Customer service is another business function that may never be the same, he said.
“Amazon Connect is blowing us away how fast it’s grown,” he said of his company’s call-center platform, which has rapidly scaled with large customers like Capital One, Intuit and Citigroup.
It’s “incredible how many companies have spun up Connect” to help them deal with customer calls during the crisis, he said.
That platform, combined with virtual desktop solutions, like Amazon Workspace, and video conferencing like Chime or Zoom, “it changes what customer service agents can do and where they can do it from.”
Customer service agents might prove more useful than ever before imagined, Jassy said, even if they can’t come into corporate facilities.
For now, Jassy said, AWS’ main priority is keeping its employees safe.
Data center workers, like those in fulfillment centers, can’t do their jobs from home. That’s why Amazon is “tripling down” on cleansing and physical distancing in those locations and supplying all who enter them with face coverings.
The company is also “spending an inordinate amount of money” in building testing and lab capabilities so it can regularly test all its employees.
Beyond its own facilities, AWS is helping health care companies and government organizations develop solutions to screen for the virus and start creating cures.
That includes founding a COVID-19 data lake that shares data sets among researchers and public health officials, and funding $20 million in coronavirus research through cloud credits.
On the economic front, AWS is helping the U.S. Small Business Administration build a website to enable people to apply for loans.
Shifting away from the pandemic, Jassy shared his thoughts on the evolution of the cloud market, and cutting-edge AWS services.
There are “a lot of things people are still sorting through,” he said. Cloud is still “a big, vast expanse, so it’s not surprising.”
The main mistake so many companies are making is they’re “trying to fight gravity,” Jassy said.
Some think they can manage infrastructure for less money, or they can’t move essential services, or they’re just proud of the infrastructure they’ve built, or take the attitude that if it’s not broken, don’t fix it.
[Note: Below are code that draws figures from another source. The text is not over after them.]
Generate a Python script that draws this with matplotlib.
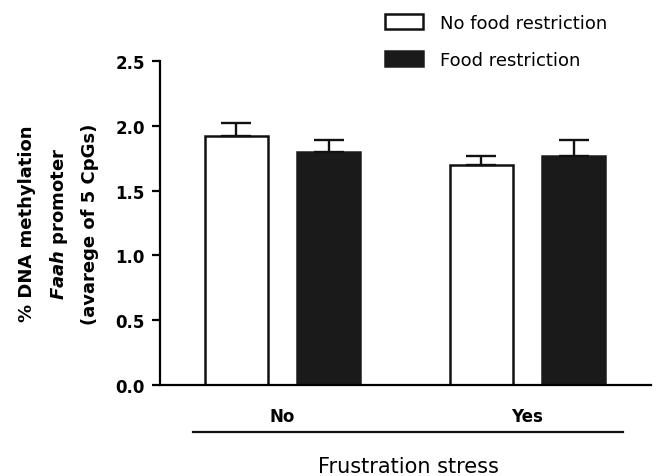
import matplotlib.pyplot as plt
import matplotlib.transforms as mtransforms
from matplotlib.patches import Patch
import numpy as np

plt.rcParams["font.family"] = ["DejaVu Sans"]
plt.rcParams["mathtext.fontset"] = "custom"
plt.rcParams["mathtext.it"] = "DejaVu Sans:bold:italic"
plt.rcParams["mathtext.rm"] = "DejaVu Sans:bold"

groups = ["No", "Yes"]
series = ["No food restriction", "Food restriction"]
means_no_food = [1.92, 1.70]
means_food = [1.80, 1.77]
err_no_food = [0.10, 0.065]
err_food = [0.09, 0.12]

fig = plt.figure(figsize=(6.59, 4.77), dpi=100)
ax = fig.add_axes([160 / 659, 1 - 386 / 477, (651 - 160) / 659, 324 / 477])

x = np.arange(len(groups))
width = 0.257
offset = 0.188

ax.bar(x - offset, means_no_food, width=width, color="white", edgecolor="#111111",
       linewidth=1.8, yerr=[np.zeros(2), err_no_food], capsize=10.5,
       error_kw=dict(elinewidth=1.7, capthick=1.7, ecolor="#111111"), zorder=2)
ax.bar(x + offset, means_food, width=width, color="#1a1a1a", edgecolor="#1a1a1a",
       linewidth=1.8, yerr=[np.zeros(2), err_food], capsize=10.5,
       error_kw=dict(elinewidth=1.7, capthick=1.7, ecolor="#111111"), zorder=2)

ax.set_xlim(-0.5, 1.504)
ax.set_ylim(0, 2.5)
yticks = np.arange(0, 2.51, 0.5)
ax.set_yticks(yticks)
ax.set_yticklabels([f"{v:.1f}" for v in yticks], fontsize=12, fontweight="bold")
ax.set_xticks(x)
ax.set_xticklabels(groups, fontsize=12, fontweight="bold")
ax.tick_params(axis="x", length=0, pad=16)
ax.tick_params(axis="y", length=5.8, width=1.6, pad=5)

for side in ["top", "right"]:
    ax.spines[side].set_visible(False)
for side in ["left", "bottom"]:
    ax.spines[side].set_linewidth(1.6)

# group bracket line under the category labels
trans = mtransforms.blended_transform_factory(ax.transData, ax.transAxes)
ax.plot([-0.365, 1.39], [-0.145, -0.145], color="#111111", lw=1.6,
        transform=trans, clip_on=False)

fig.text(408 / 659, 1 - 467 / 477, "Frustration stress", ha="center", va="center", fontsize=15)

ax.set_ylabel("% DNA methylation\n$\\mathit{Faah}$ promoter\n(avarege of 5 CpGs)",
              fontsize=13, fontweight="bold", linespacing=1.77, labelpad=12)

handles = [Patch(facecolor="white", edgecolor="#111111", linewidth=1.8),
           Patch(facecolor="#1a1a1a", edgecolor="#1a1a1a", linewidth=1.8)]
fig.legend(handles, series, loc="upper left", bbox_to_anchor=(369 / 659, 1.003),
           frameon=False, fontsize=13, handlelength=2.1, handleheight=0.95,
           handletextpad=0.95, labelspacing=1.05)

fig.savefig("out.png", dpi=100)
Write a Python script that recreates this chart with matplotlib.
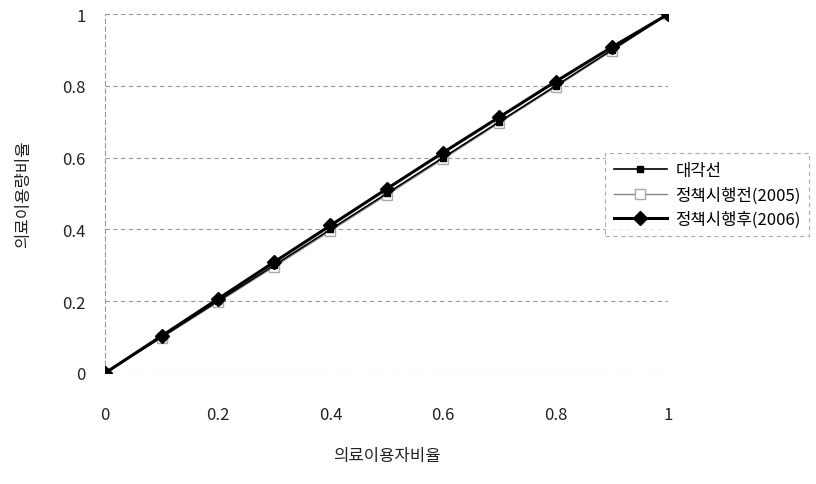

Still others are “toe dippers,” Jassy said, doing just enough to appease a mandate without ever committing to cloud adoption, and failing to make progress for long stretches.
But Jassy has yet to see a company independently achieve the benefits in cost-structure and pace they can in the cloud. And in the end, if something is good for customers and businesses, “it’s going to move that way, whether you want it or not,” he said.
“I still think that people don’t really understand that well how incredibly large a logistics and operational challenge the cloud is,” he added.
If you don’t properly allot instance types and sizes and availability zones, you waste resources.
But if “you land too little,” outages happen, “as we’ve seen from other providers in the last few weeks” he said, alluding to rival Microsoft.
Having grown up in retail, where margins are extremely low and volume is high, Amazon has mastered achieving efficiency at scale.
“Other providers don’t have that DNA and haven’t figured that out yet,” Jassy said.
Since the start of the year, and especially through the last eight weeks of the COVID crisis, Amazon’s “operational availability and performance is many times higher than the next biggest provider,” he said, again referencing, but not naming, Microsoft’s Azure service.
On a personal note, Jassy said that the coronavirus shutdown has got him taking a lot more walks. And he’s discovered that with fewer activities scheduled on weekends, it makes him feel like he has more free time and gets to try things he wouldn’t have otherwise.